The following passage from Sutton, "Sales & Consumer Law" 4th edition (1995) would indicate that words on a garment can, in appropriate circumstances, give rise to a sale by description:
"8. 11 Where identification is possible without further description, such as in the case of a shirt displayed in its carton on a shop counter, and a customer purchases it by pointing to it and indicating that he or she will have it, there would seem to be identification without description. Nevertheless, it is submitted that it is a sale by description at least to the extent that the words of specification on the garment or carton delineate the goods and indicate the kind of clothing agreed to be bought. It is not a sale of specific goods sold as such, and the words go beyond mere matters of quality and form part of the identification of the goods."

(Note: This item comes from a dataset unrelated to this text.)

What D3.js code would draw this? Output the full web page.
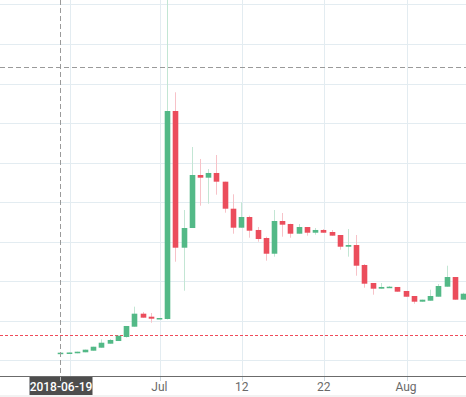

The proposition just stated, however, would not, in my view, apply in a case where upon reasonable examination by the buyer it should have been apparent that the word of specification on the garment which the buyer relied on would not support the description of the garment which the buyer was alleging. In Harlingdon and Leinster Enterprises Ltd v Christopher Hull Fine Art Ltd [1991] 1 QB 564 at 572; [1989] EWCA Civ 4; [1990] 1 All ER 737 (CA), Nourse LJ in holding that a sale by description could arise even when the buyer had identified and selected the goods went on to say, "provided that their deviation from the description is not apparent on a reasonable examination."
In the present case, I have found that the jeans did not carry the Nike logo and for that reason it should have been apparent to the plaintiff upon inspection that they were not the genuine product of the Nike International company.
The fact that the store was a general merchandise store and not a specialist store dealing in brand labels, and the obvious cheap price of the jeans, are other factors which should have alerted the plaintiff and put him on inquiry but he did not ask the defendant any questions as to the geniuness of the products.
My conclusion, therefore, is that this was a contract for sale of specific articles, namely jeans containing the word 'Nike' on the back pocket, without any super-added description express or implied by the vendor defendant.
For these reasons, I find that the plaintiff has failed to make out his case. The claim is dismissed and the defendant is entitled to costs to be agreed or taxed by the court.